Near Space Labs expands high-altitude Earth imagery to Texas and ramps remote deployment

Near Space Labs expands high-altitude Earth imagery to Texas and ramps remote deployment
The ongoing COVID-19 crisis has had a number of unexpected impacts on global economic activity – most of them negative. But the pandemic has also highlighted the need for alternative solutions to challenges where traditional solutions now prove either too costly, or too difficult to do while maintaining good health and safety practices. Near]Space Labs, a startup focused on providing timely, location-specific, high-resolution Earth imaging from balloons in the stratosphere, is one company that has found its model remarkably well-suited to the conditions that have arisen due to the coronavirus crisis.]Near Space Labs is in the process of expanding its offering to Texas, with some imagery already collected, and the team in active conversations with a number of potential customers about subscribing to its imaging services ahead of launching the first full batch of collected imagery by early next month. Adding a new geographic location in the middle of a pandemic required Near Space Labs to move up the development on a way for it to easily ship and deploy its balloon-lofted imaging equipment using remote instruction with local technical talent. It’s now ready to effectively spin up an imaging operation very quickly, basically anywhere in the world, with simple, minimal training to onboard and equip local operators on-demand.
“With travel restrictions, we had to figure out how to deploy hardware in a fully remote way,” explained Near Space Labs’ CEO Rema Matevosyan. “That had been a challenge that we wanted to tackle at some point, for our scalability – but instead we had to tackle that ASAP. Today, I’m really proud to say that the Swift, our robotic vehicles, are able to be shipped anywhere on the globe in a small suitcase. And with a few videos and a manual, it’s super easy to train new people to launch.”
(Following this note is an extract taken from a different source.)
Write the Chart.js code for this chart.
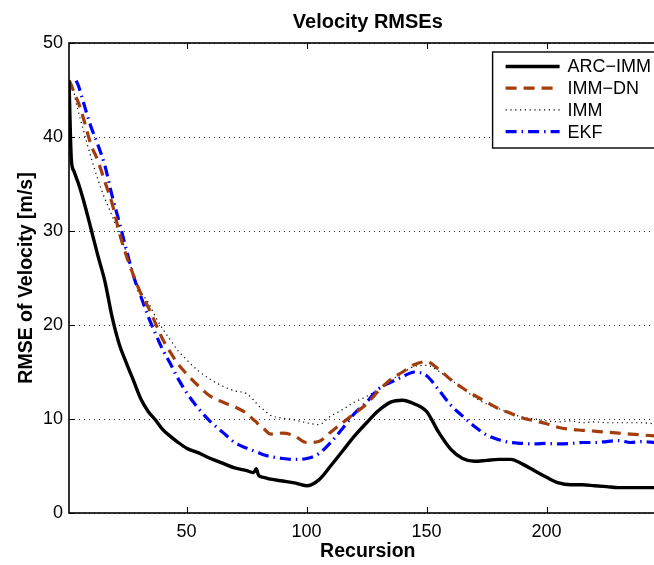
<!DOCTYPE html>
<html>
<head>
<meta charset="utf-8">
<title>Velocity RMSEs</title>
<script src="https://cdn.jsdelivr.net/npm/chart.js@4/dist/chart.umd.min.js"></script>
<style>
  html, body { margin: 0; padding: 0; background: #fff; overflow: hidden; }
  canvas { display: block; }
</style>
</head>
<body>
<canvas id="c" width="670" height="565"></canvas>
<script>
// Recursion index at which each RMSE value is sampled
const recursion = [1, 2, 3, 4, 5, 7, 10, 13, 16, 19, 22, 25, 28, 31, 34, 37, 40, 43, 46, 50,
  55, 60, 65, 70, 75, 78, 79, 80, 82, 85, 90, 95, 100, 105, 110, 115, 120, 125, 130, 135,
  140, 145, 150, 155, 160, 165, 170, 175, 180, 185, 190, 195, 200, 205, 210, 215, 220, 225, 230, 235,
  240, 245, 250];

// Velocity RMSE [m/s] per filter
const arcImm = [46, 37.5, 36.4, 35.7, 35.0, 33.3, 30.4, 27.4, 24.6, 20.8, 17.9, 15.9, 14.0, 12.1, 10.8, 9.9, 8.9, 8.2, 7.6, 6.9,
  6.4, 5.8, 5.3, 4.8, 4.5, 4.3, 4.7, 4.0, 3.8, 3.6, 3.4, 3.2, 2.9, 3.5, 5.0, 6.6, 8.2, 9.6, 10.9, 11.8,
  12.0, 11.6, 10.8, 8.6, 6.8, 5.8, 5.5, 5.6, 5.7, 5.7, 5.2, 4.5, 3.8, 3.2, 3.0, 3.0, 2.9, 2.8, 2.7, 2.7,
  2.7, 2.7, 2.6];

const immDn = [46, 45.5, 44.8, 44.2, 43.6, 42.0, 39.3, 37.5, 35.2, 32.9, 29.8, 27.3, 25.2, 23.3, 21.9, 20.2, 18.5, 17.2, 16.0, 14.8,
  13.5, 12.4, 11.8, 11.3, 10.6, 9.9, 9.7, 9.4, 9.0, 8.4, 8.5, 8.2, 7.5, 7.6, 8.6, 9.6, 10.6, 11.6, 13.0, 14.2,
  15.0, 15.8, 16.1, 15.3, 14.2, 13.3, 12.5, 11.8, 11.1, 10.6, 10.1, 9.8, 9.5, 9.1, 8.9, 8.8, 8.7, 8.6, 8.5, 8.4,
  8.3, 8.2, 8.1];

const imm = [46, 45.6, 44.8, 43.6, 42.6, 40.7, 38.0, 35.5, 33.4, 31.6, 29.6, 27.7, 25.2, 23.5, 22.4, 20.9, 19.6, 18.5, 17.4, 16.3,
  15.1, 14.2, 13.5, 13.0, 12.7, 12.0, 11.7, 11.4, 11.0, 10.4, 10.1, 9.9, 9.6, 9.4, 10.3, 11.0, 11.8, 12.4, 13.2, 14.1,
  14.9, 15.6, 15.7, 15.1, 14.2, 13.3, 12.3, 11.6, 11.1, 10.6, 10.2, 10.0, 9.8, 9.7, 9.8, 9.6, 9.7, 9.6, 9.6, 9.6,
  9.6, 9.5, 9.5];

// The EKF curve has no samples before recursion 4
const ekf = [null, null, null, 46, 45.4, 43.7, 41.2, 39.2, 36.9, 33.7, 30.9, 27.9, 25.1, 23.0, 20.9, 19.1, 17.4, 16.0, 14.5, 12.8,
  11.1, 9.7, 8.6, 7.5, 6.9, 6.6, 6.5, 6.4, 6.2, 6.0, 5.8, 5.7, 5.8, 6.3, 7.5, 9.0, 10.6, 11.8, 13.2, 13.9,
  14.5, 15.0, 14.6, 13.1, 11.5, 10.3, 9.2, 8.3, 7.8, 7.5, 7.4, 7.35, 7.4, 7.35, 7.4, 7.5, 7.5, 7.6, 7.7, 7.5,
  7.6, 7.5, 7.4];

const seriesLabels = ['ARC\u2212IMM', 'IMM\u2212DN', 'IMM', 'EKF'];
const xTickValues = [50, 100, 150, 200];
const yTickValues = [0, 10, 20, 30, 40, 50];

const FONT = '"Liberation Sans", Arial, Helvetica, sans-serif';
Chart.defaults.font.family = FONT;
Chart.defaults.color = '#000';

const toPoints = ys => recursion.map((x, i) => ({ x: x, y: ys[i] }));

// Boxed axes with inward tick marks on all sides
const boxAxes = {
  id: 'boxAxes',
  afterDatasetsDraw(chart) {
    const { ctx, chartArea: a, scales } = chart;
    const len = 6;
    ctx.save();
    ctx.strokeStyle = '#000';
    ctx.lineWidth = 1;
    ctx.beginPath();
    xTickValues.forEach(v => {
      const px = Math.round(scales.x.getPixelForValue(v)) + 0.5;
      ctx.moveTo(px, a.bottom); ctx.lineTo(px, a.bottom - len);
      ctx.moveTo(px, a.top); ctx.lineTo(px, a.top + len);
    });
    yTickValues.forEach(v => {
      const py = Math.round(scales.y.getPixelForValue(v)) + 0.5;
      ctx.moveTo(a.left, py); ctx.lineTo(a.left + len, py);
      ctx.moveTo(a.right, py); ctx.lineTo(a.right - len, py);
    });
    ctx.stroke();
    ctx.lineWidth = 1.6;
    ctx.strokeRect(a.left, a.top, a.right - a.left, a.bottom - a.top);
    ctx.restore();
  }
};

// Legend box in the upper right corner of the plot
const boxLegend = {
  id: 'boxLegend',
  afterDraw(chart) {
    const { ctx, chartArea: a } = chart;
    const left = a.right - 174;
    const top = a.top + 9;
    const rowH = 21.7;
    ctx.save();
    ctx.fillStyle = '#fff';
    ctx.fillRect(left, top, chart.width - left + 10, 96);
    ctx.strokeStyle = '#000';
    ctx.lineWidth = 1.4;
    ctx.strokeRect(left, top, chart.width - left + 10, 96);
    chart.data.datasets.forEach((ds, i) => {
      const y = top + 14.5 + i * rowH;
      ctx.beginPath();
      ctx.strokeStyle = ds.borderColor;
      ctx.lineWidth = ds.borderWidth;
      ctx.setLineDash(ds.borderDash || []);
      ctx.moveTo(left + 13, y);
      ctx.lineTo(left + 67, y);
      ctx.stroke();
      ctx.setLineDash([]);
      ctx.fillStyle = '#000';
      ctx.font = '18px ' + FONT;
      ctx.textBaseline = 'middle';
      ctx.textAlign = 'left';
      ctx.fillText(ds.label, left + 75, y + 1);
    });
    ctx.restore();
  }
};

new Chart(document.getElementById('c'), {
  type: 'line',
  data: {
    datasets: [
      { label: seriesLabels[0], data: toPoints(arcImm), borderColor: '#000000', borderWidth: 3.4, borderDash: [] },
      { label: seriesLabels[1], data: toPoints(immDn), borderColor: '#a33d0c', borderWidth: 3.2, borderDash: [11, 7] },
      { label: seriesLabels[2], data: toPoints(imm), borderColor: '#000000', borderWidth: 1.2, borderDash: [1.2, 3.6] },
      { label: seriesLabels[3], data: toPoints(ekf), borderColor: '#0000ff', borderWidth: 3.2, borderDash: [11, 5, 1.5, 5] }
    ]
  },
  options: {
    responsive: false,
    animation: false,
    events: [],
    layout: { padding: { top: 0, right: 3.4, bottom: 0, left: 0 } },
    elements: {
      point: { radius: 0 },
      line: { cubicInterpolationMode: 'monotone', borderCapStyle: 'butt', borderJoinStyle: 'round' }
    },
    plugins: {
      legend: { display: false },
      tooltip: { enabled: false },
      title: {
        display: true,
        fullSize: false,
        text: 'Velocity RMSEs',
        color: '#000',
        font: { size: 20, weight: 'bold', family: FONT },
        padding: { top: 10, bottom: 9 }
      }
    },
    scales: {
      x: {
        type: 'linear',
        min: 1,
        max: 250,
        afterBuildTicks: s => { s.ticks = xTickValues.map(v => ({ value: v })); },
        afterFit: s => { s.height = 52; },
        grid: { display: false, drawTicks: false },
        border: { display: false },
        ticks: { padding: 8, font: { size: 18 }, color: '#000', maxRotation: 0 },
        title: {
          display: true,
          text: 'Recursion',
          color: '#000',
          font: { size: 19.5, weight: 'bold', family: FONT },
          padding: { top: 0, bottom: 2 }
        }
      },
      y: {
        min: 0,
        max: 50,
        afterBuildTicks: s => { s.ticks = yTickValues.map(v => ({ value: v })); },
        afterFit: s => { s.width = 69; },
        grid: { display: true, drawTicks: false, color: '#333', lineWidth: 1 },
        border: { display: false, dash: [1, 4] },
        ticks: { padding: 6, font: { size: 18 }, color: '#000' },
        title: {
          display: true,
          text: 'RMSE of Velocity [m/s]',
          color: '#000',
          font: { size: 19.5, weight: 'bold', family: FONT },
          padding: { top: 15, bottom: 0 }
        }
      }
    }
  },
  plugins: [boxAxes, boxLegend]
});
</script>
</body>
</html>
Swift is basically a sophisticated camera attached to a balloon that flies between 60,000 and 85,000 feet, with short duration flights that can nonetheless capture up to 270 square miles of imagery at 30 cm per pixel resolution in a single pass. Swift is also designed to be able to go up frequently, making trips as frequently as twice per day, and it’s designed to provide quick turnaround times for processed images, compared to long potential waits for imaging from geosynchronous or even LEO satellites based on orbital schedules, ground station transmission times and other factors.